MIKE Scott is looking forward to these dates. Having spent the summer on the festival circuit, The Waterboys’ appearance at Skye Live will be the first opportunity for a pre-set band jam in eight weeks.

Calling from Dublin where he has been based since 2016, Scott sounds as warm as you’d expect Edinburgh-born rock romantic to be.

There’s a spark of genuine excitement too.

“We love our soundchecks,” he says. “It’s a time where we can just play for fun.”

Recent years have seen Scott scale another peak in his 40-year music career, with May’s Where The Action Is following top ten 2017 double LP Out Of All This Blue and 2015’s acclaimed Modern Blues.

That’s an album a year of work consistent with his status as one of the best British songwriters around.

“I tend to work every day when I am at home,” he says. “It’s all one unbroken stream of work.

“Of course, I’m also really lucky in being surrounded by really great musicians.”

Scott, who formed The Waterboys in London in 1981, has always described the band as his project backed by “whoeverare my current travelling musical companions”.

Dozens have featured over the decades, with fiddler Steve Wickham currently being honoured on the band’s website with a playlist curated by Scott spanning 35 years of work.

The line-up has been fairly solid in recent years, with keyboardist Brother Paul, bassist Aongus Ralston, drummer Ralph Salmins and vocalists Zeenie Summers and Jess Kavanagh joining Wickham and Scott.

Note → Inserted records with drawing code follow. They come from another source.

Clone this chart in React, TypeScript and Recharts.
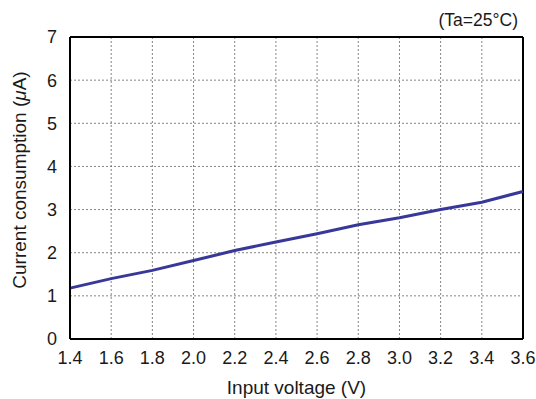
import React from 'react';
import { LineChart, Line, XAxis, YAxis, CartesianGrid, ReferenceLine, Label } from 'recharts';

const voltages = [1.4, 1.6, 1.8, 2.0, 2.2, 2.4, 2.6, 2.8, 3.0, 3.2, 3.4, 3.6];
const currents = [1.18, 1.4, 1.59, 1.82, 2.05, 2.25, 2.44, 2.65, 2.81, 3.0, 3.17, 3.42];
const xTicks = [1.4, 1.6, 1.8, 2.0, 2.2, 2.4, 2.6, 2.8, 3.0, 3.2, 3.4, 3.6];
const yTicks = [0, 1, 2, 3, 4, 5, 6, 7];

const data = voltages.map((v, i) => ({ v, c: currents[i] }));

const FONT = '"Liberation Sans", Arial, sans-serif';

const YLabel = (props: any) => {
  const { viewBox } = props;
  const cx = 19;
  const cy = viewBox.y + viewBox.height / 2 - 8;
  return (
    <text x={cx} y={cy} transform={`rotate(-90 ${cx} ${cy})`} textAnchor="middle" dominantBaseline="central" fontSize={19} fill="#1a1a1a" fontFamily={FONT}>
      Current consumption (<tspan fontStyle="italic">μ</tspan>A)
    </text>
  );
};

export default function App() {
  return (
    <div style={{ position: 'fixed', left: 0, top: 0, width: 536, height: 399, background: '#fff' }}>
      <LineChart width={536} height={399} data={data} margin={{ top: 37, right: 13, bottom: 0, left: 0 }}>
        <CartesianGrid stroke="#666" strokeDasharray="2 2" strokeWidth={0.8} />
        <XAxis
          dataKey="v"
          type="number"
          domain={[1.4, 3.6]}
          ticks={xTicks}
          tickFormatter={(t: number) => t.toFixed(1)}
          tickLine={false}
          axisLine={{ stroke: '#000', strokeWidth: 2 }}
          tick={{ fontSize: 18, fill: '#1a1a1a', fontFamily: FONT }}
          tickMargin={6}
          height={60}
          interval={0}
        >
          <Label value="Input voltage (V)" position="insideBottom" offset={5} style={{ fontSize: 19, fill: '#1a1a1a', fontFamily: FONT }} />
        </XAxis>
        <YAxis
          type="number"
          domain={[0, 7]}
          ticks={yTicks}
          tickLine={false}
          axisLine={{ stroke: '#000', strokeWidth: 2 }}
          tick={{ fontSize: 18, fill: '#1a1a1a', fontFamily: FONT }}
          tickMargin={7}
          width={70}
          interval={0}
        >
          <Label content={<YLabel />} />
        </YAxis>
        <ReferenceLine y={7} stroke="#000" strokeWidth={2} />
        <ReferenceLine x={3.6} stroke="#000" strokeWidth={2} />
        <Line type="linear" dataKey="c" stroke="#38389a" strokeWidth={3} dot={false} isAnimationActive={false} />
        <text x={518} y={26} textAnchor="end" fontSize={17.5} fill="#1a1a1a" fontFamily={FONT}>(Ta=25°C)</text>
      </LineChart>
    </div>
  );
}
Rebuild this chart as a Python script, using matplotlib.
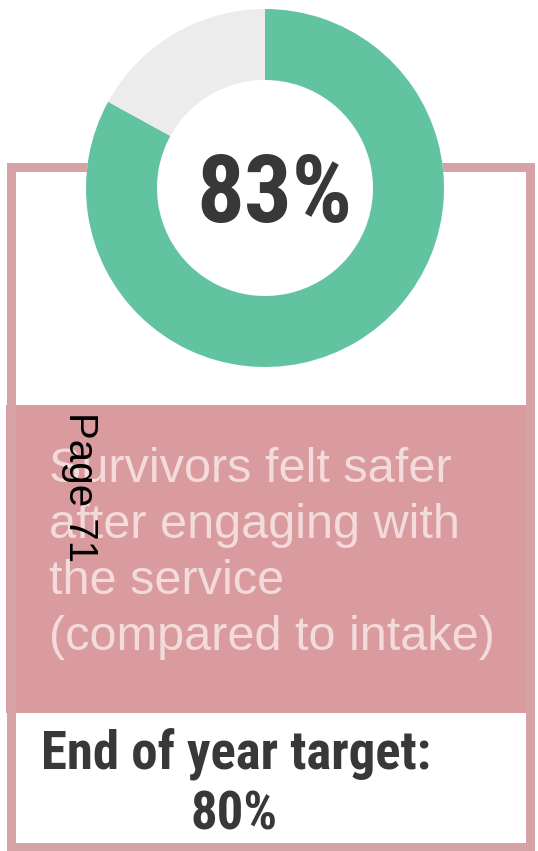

“Ralph has played with us for 10 years – a long time for a Waterboy,” Scott says. “They are all very versatile musicians, all of them. If I want to go and play funky, they can come with me. If we want to play balls out rock and roll, they’ll come with me.”

Subtitled “an entertainment in sound” Where The Action Is has a broad reach.

In the intimate, soulful chanson of lead single Right Side Of Heartbreak (Wrong Side Of Love) and the wrenching, Edith Piaf-style And There’s Love, you cannot help but picture cabaret queen Camille O’Sullivan, Scott’s former partner and mother of his daughter.

He now also has a son with Japanese artist Megumi Igarashi, his wife since 2016.

The album’s final track is Piper At The Gates Of Dawn, a ten-minute arrangement with Scott reading Kenneth Grahame’s chapter of the same name from The Wind In The Willows. Preceding it is Then She Made The Lasses-O, a version of one of Burns’ “most famous pop hits”.

“Years ago Deacon Blue did a very wonderful version of an arrangement by Michael Marra,” he explains. “I thought the way Ricky Ross sang it was beautiful. I had learnt it, just to sing myself at parties really, and ended up recording it.

“I listened to Ricky’s version to compare it, to hear if my version was too similar. But I found that, over the years I had changed the melody, the phrasing and had made it my own. Though I love Ricky’s version, I’m glad that mine is different.”

The album begins with a power double punch: a peppy rock take on Robert Parker’s 1960s northern soul classic Where The Action Is and London Mick, a stuttering tribute to Mick Jones.

Scott shared a manager with The Clash man in the early 1980s and recounts the same era in upbeat piano number Ladbrooke Grove Symphony.

But even when dealing with potentially nostalgic material, what strikes is the energy and vitality of these songs.

“I’ve always put the music first,” says the 60-year-old. “Even if it might seem a weird thing to do at the time, I’ll go where the music is going. That’s why it is always fresh for me.”